Given the turmoil in crude oil markets and broader tariff-related concerns, many had braced for a much hotter inflation print. The muted numbers suggest that inflationary pressures, at least at the producer level, are not accelerating as feared.

That said, PPI occupies a distant fourth place in the hierarchy of inflation indicators that markets care about. Wages embedded in non-farm payrolls, the Consumer Price Index, and the PCE report from income and outlays data all carry significantly more weight. It is therefore unsurprising that markets barely reacted to the PPI print — the data was encouraging but not market-moving in isolation. PPI is also a monthly figure subject to frequent revisions, which further limits its signal value.

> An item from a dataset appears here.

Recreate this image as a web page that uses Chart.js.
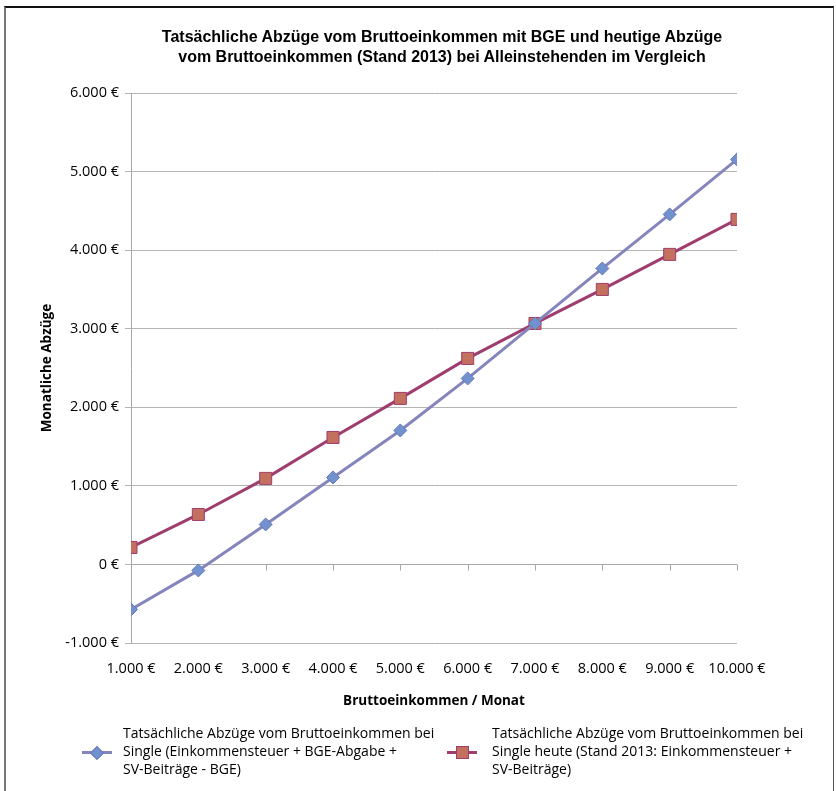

Big Bank Earnings: Resilience Amid Uncertainty

The first-quarter bank earnings season has painted a picture of cautious resilience. JP Morgan, Wells Fargo, Citigroup, and Goldman Sachs all reported results that, taken together, suggest the financial sector is holding up well despite a complex macroeconomic environment.

JP Morgan reported solid profit and revenue figures, with management noting that consumers and small businesses remain resilient. However, the stock traded down roughly two and a half dollars in the pre-market session. The culprit was twofold: CEO Jamie Dimon struck a risk-management tone, warning of an "increasingly complex set of risks" in the market, and the bank lowered its full-year guidance for net interest income — a critical revenue line for traditional banks.

Citigroup stood out as a relative winner. Its stock held steady and even moved slightly higher, buoyed by what was reported as its best quarterly revenue in a decade. The ongoing transformation under CEO Jane Fraser continues to gain traction, and investors appear to be rewarding that progress.

Goldman Sachs posted a record quarter, though the stock sold off hard on the day of the report before recovering almost entirely. The fixed income and commodities business showed some weakness, which was largely expected given the flattening of the yield curve — a headwind for trading desks that profit from rate differentials.

Investment banking broadly performed well across the major banks, a positive sign for capital markets activity. And while the post-earnings price action was mixed — some names up, some down — the fact that these stocks held their levels after a significant rally into earnings season is itself a bullish signal. The financials had already priced in a good quarter; delivering one without a major selloff suggests the sector's fundamentals remain sound.

The Bigger Picture

The intersection of these two stories — geopolitical de-escalation and solid bank earnings — points to a market environment where the worst fears are not materializing. Iran's weakened negotiating position, amplified by Chinese pressure, reduces the risk of a major energy supply disruption. Inflation data is coming in softer than expected. And the banking sector, often a bellwether for the broader economy, is reporting numbers that reflect underlying economic resilience.

None of this means risks have disappeared. The uncertainty around trade policy, the trajectory of interest rates, and the durability of consumer spending all remain live questions. But for now, the signals from both the geopolitical arena and the earnings season are more constructive than many had anticipated.